Bahamas sailfish fishing: at it’s finest!
This beautiful billfish (that’s Istiophorus platypterus for you Latin scholars) gets its common name from its large dorsal fin which resembles a sail and which often stretches the entire length of its back. It’s called a billfish because, like its cousins the marlin and swordfish, it has an elongated bill.
The sailfish is noted for its incredible fight. A hooked sailfish often spends as much time out of the water dancing and grey-hounding as it does pulling away from the boat in the water. When you have this prime sport fish hooked, you will see an incredible range of colors, from browns and grays to shimmering purples, blues, and silver, as this amazing fish dances through the sea and across the waves, their sensitive skin changing colors in response to their nervous systems.

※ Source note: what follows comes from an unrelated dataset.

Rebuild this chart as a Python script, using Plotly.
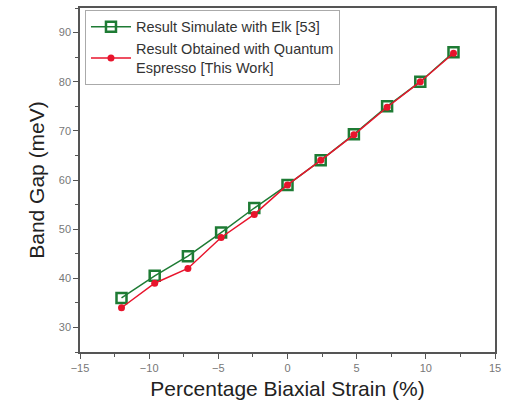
import plotly.graph_objects as go

strain = [-12, -9.6, -7.2, -4.8, -2.4, 0, 2.4, 4.8, 7.2, 9.6, 12]
elk = [36.0, 40.5, 44.5, 49.3, 54.3, 59.0, 64.0, 69.3, 75.0, 80.0, 86.0]
qe = [34.0, 39.0, 42.0, 48.3, 53.0, 59.0, 64.0, 69.2, 74.8, 80.0, 85.8]

green = "#1e7b34"
red = "#e8142c"

fig = go.Figure()
fig.add_trace(go.Scatter(
    x=strain, y=elk, mode="lines+markers", name="Result Simulate with Elk [53]",
    line=dict(color=green, width=1.5),
    marker=dict(symbol="square-open", size=10, color=green, line=dict(width=2.5, color=green)),
))
fig.add_trace(go.Scatter(
    x=strain, y=qe, mode="lines+markers",
    name="Result Obtained with Quantum<br>Espresso [This Work]",
    line=dict(color=red, width=1.5),
    marker=dict(symbol="circle", size=7, color=red),
))

axis_common = dict(
    showline=True, linecolor="#555555", linewidth=1.5, mirror=True,
    ticks="outside", ticklen=5, tickcolor="#555555", tickwidth=1,
    showgrid=False, zeroline=False,
    tickfont=dict(family="Arial, Liberation Sans", size=11, color="#777777"),
)

fig.update_xaxes(
    range=[-15, 15], dtick=5, tick0=-15,
    minor=dict(dtick=2.5, ticks="outside", ticklen=3, tickcolor="#555555"),
    title=dict(text="Percentage Biaxial Strain (%)", font=dict(family="Arial, Liberation Sans", size=21, color="#222222"), standoff=8),
    **axis_common,
)
fig.update_yaxes(
    range=[25, 95], dtick=10, tick0=30,
    minor=dict(dtick=5, ticks="outside", ticklen=3, tickcolor="#555555"),
    title=dict(text="Band Gap (meV)", font=dict(family="Arial, Liberation Sans", size=21, color="#222222"), standoff=8),
    **axis_common,
)

fig.update_layout(
    width=507, height=410,
    margin=dict(l=80, r=8, t=6, b=58),
    plot_bgcolor="white", paper_bgcolor="white",
    showlegend=True,
    legend=dict(
        x=0.012, y=0.995, xanchor="left", yanchor="top",
        bgcolor="white", bordercolor="#aaaaaa", borderwidth=1,
        font=dict(family="Arial, Liberation Sans", size=14.5, color="#333333"),
        tracegroupgap=0, itemwidth=40,
    ),
)

fig.write_html("out.html")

And once hooked, you’ll know that you have a world-class fighter on your line. These warriors can grow up to eight and nine feet in length and top out at two hundred pounds. Moreover, they are one of the fastest fish in the ocean, streaking through 100 meters of water in under five seconds. When one of these big, bad boys hits your line, you know you are in for a long fight. But don’t worry, the seasoned sailors onboard the Born Free yachts will do everything possible to help you land your price catch.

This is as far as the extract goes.